The bottom line is you are entitled to nothing. Your parents gave you life and brought you up – the rest is down to you. If your father decides to leave everything to a local cattery, then so be it.

If waiting for your parents to die is your idea of a get-rich-quick scheme then I feel very sorry for you. This is your only surviving parent and I really don’t think it is a case of you meaning nothing to him any more. This is an old man mourning his wife and coming to terms with the heartbreaking realisation that all he means to his children is school fees and a new bathroom suite.

In the end the only lasting legacy your father will leave is you. Make him proud, and pass those values on to your children. This was money you never had, so I suggest you kiss it goodbye and focus on what you do have.
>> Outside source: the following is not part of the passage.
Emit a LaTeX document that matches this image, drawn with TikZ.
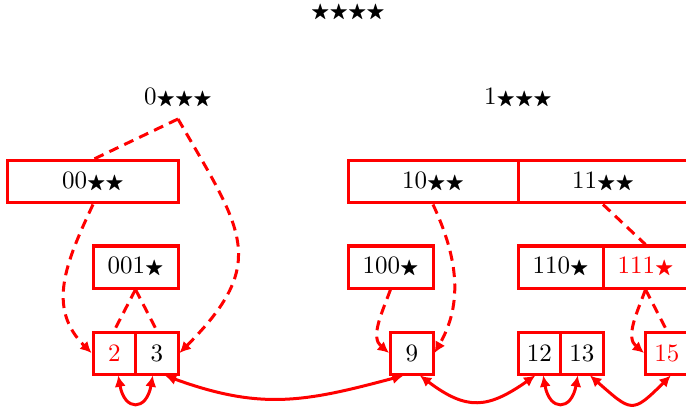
\documentclass[tikz,border=0pt]{standalone}
\usepackage{amsmath,amssymb}
\usetikzlibrary{arrows.meta}
\newcommand{\stA}{\scalebox{0.78}{$\bigstar$}}
\tikzset{
	boxA/.style={
		draw=red, line width=1.2pt, inner sep=0pt,
		minimum width=17pt, minimum height=16.8pt,
		font={\normalsize }
	},
	lblA/.style={inner sep=0pt, font={\normalsize }},
	linkA/.style={red, line width=1.2pt, dash pattern=on 4pt off 2.6pt},
	ptrA/.style={red, line width=1.2pt, <->},
	>={Latex[length=4.5pt,width=4.5pt]},
}

\begin{document}
\begin{tikzpicture}[x=0.4pt, y=0.4pt]
\useasboundingbox (0,0) rectangle (686,407);
% labels
\node [lblA] (top) at (348,394) {\stA\stA\stA\stA};
\node [lblA] (l0) at (178,309) {0\stA\stA\stA};
\node [lblA] (l1) at (518,309) {1\stA\stA\stA};
\coordinate (a0) at (178,288);
% level 2
\node [boxA, minimum width=68pt] (b00) at (93,225) {00\stA\stA};
\node [boxA, minimum width=68pt] (b10) at (433,225) {10\stA\stA};
\node [boxA, minimum width=68pt] (b11) at (603,225) {11\stA\stA};
% level 3
\node [boxA, minimum width=34pt] (b001) at (135.5,140) {001\stA};
\node [boxA, minimum width=34pt] (b100) at (390.5,140) {100\stA};
\node [boxA, minimum width=34pt] (b110) at (560.5,140) {110\stA};
\node [boxA, minimum width=34pt, text=red] (b111) at (645.5,140) {111\stA};
% leaves
\node [boxA, text=red] (v2) at (114.25,54) {2};
\node [boxA] (v3) at (156.75,54) {3};
\node [boxA] (v9) at (411.75,54) {9};
\node [boxA] (v12) at (539.25,54) {12};
\node [boxA] (v13) at (581.75,54) {13};
\node [boxA, text=red] (v15) at (666.75,54) {15};

\draw [linkA] (a0) -- (b00.north);
\draw [linkA, ->] (a0) to[out=-60, in=45, looseness=1.4] (v3.east);
\draw [linkA, ->] (b00.south) to[out=-115, in=135, looseness=1.1] (v2.west);
\draw [linkA] (b001.south) -- (v2.north);
\draw [linkA] (b001.south) -- (v3.north);
\draw [linkA, ->] (b10.south) to[out=-65, in=60] (v9.east);
\draw [linkA, ->] (b100.south) to[out=-110, in=140] (v9.west);
\draw [linkA] (b11.south) -- (b111.north);
\draw [linkA, ->] (b111.south) to[out=-110, in=140] (v15.west);
\draw [linkA] (b111.south) -- (v15.north);

\draw [ptrA] (v2.-80) to[out=-80, in=-100, looseness=2.7] (v3.-100);
\draw [ptrA] (v3.-70) to[out=-20, in=-165, looseness=1.1] (v9.-110);
\draw [ptrA] (v9.-70) to[out=-37, in=-145, looseness=1.3] (v12.-100);
\draw [ptrA] (v12.-80) to[out=-80, in=-100, looseness=2.7] (v13.-100);
\draw [ptrA] (v13.-70) to[out=-41, in=-135, looseness=1.75] (v15.-80);
\end{tikzpicture}
\end{document}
If every pastor gave advice as good as this, our churches would be happier places. And Joel Osteen does. Osteen serves up practical, life-affirming, straight down the line advice, that is about as good as it gets, and the size of his church reflects the appeal of this.

But good advice is not enough. Certainly it is not enough for a Christian minister to offer. If all anyone needs is good advice, well they may as well stay at home and read Graham Norton as go to church.

What Osteens messages lack (and this is on the basis of only two sermons remember) is any real gospel explanation or application; and this despite Osteen beginning his messages by getting the entire congregation to recite,

This is my Bible, I am what it says I am, I have what it says I have, I can do what it says I can do. Today I will be taught the word of God. I boldly confess, my mind is alert, my heart is receptive, I will never be the same. In Jesus name.

In reality, any Bible references Osteen makes are passing ones. There is no working the message out of the text. There isn’t any real teaching of the word. Rather, texts are rarely used, and when they are serve merely as illustrations used to support the points he is already making. And this is a great pity, because the points Osteen makes are good ones, and he could easily make them great ones by applying the gospel.

For example, “Get Over It” is a memorable message, with great advice about not being stuck in the stuff that has happened to you. In this message Osteen even undermined normal ‘word of faith’ teaching by recognizing that bad stuff happens to good people and making no claim that this is due to a lack of faith. Instead, he urges his listeners to ‘get over it’ and get on with life. Some of the application is questionable (I’m not really convinced that every setback is always a setup for a greater comeback) but the main problem is the complete absence of the gospel. “Get Over It” could be summarized as, ‘Theism will work for you’ rather than, ‘Come to the cross’.

Osteen could so easily have preached what he preached, but then gone on to proclaim how Christ has dealt with our guilt and shame at the cross, which is the true reason we can get on with it. He could have gone on to describe an eschatology that speaks of the not yet as well as the now, and so offers us hope even when life is more setback than comeback. He could so easily have preached Christ, and offered something that was not only good advice but contained sufficient gospel seed for the salvation of those in need.

On the basis of two sermons that is what I think is wrong with Joel Osteen. What he says is good, but it is not sufficient. A lot like Graham Norton.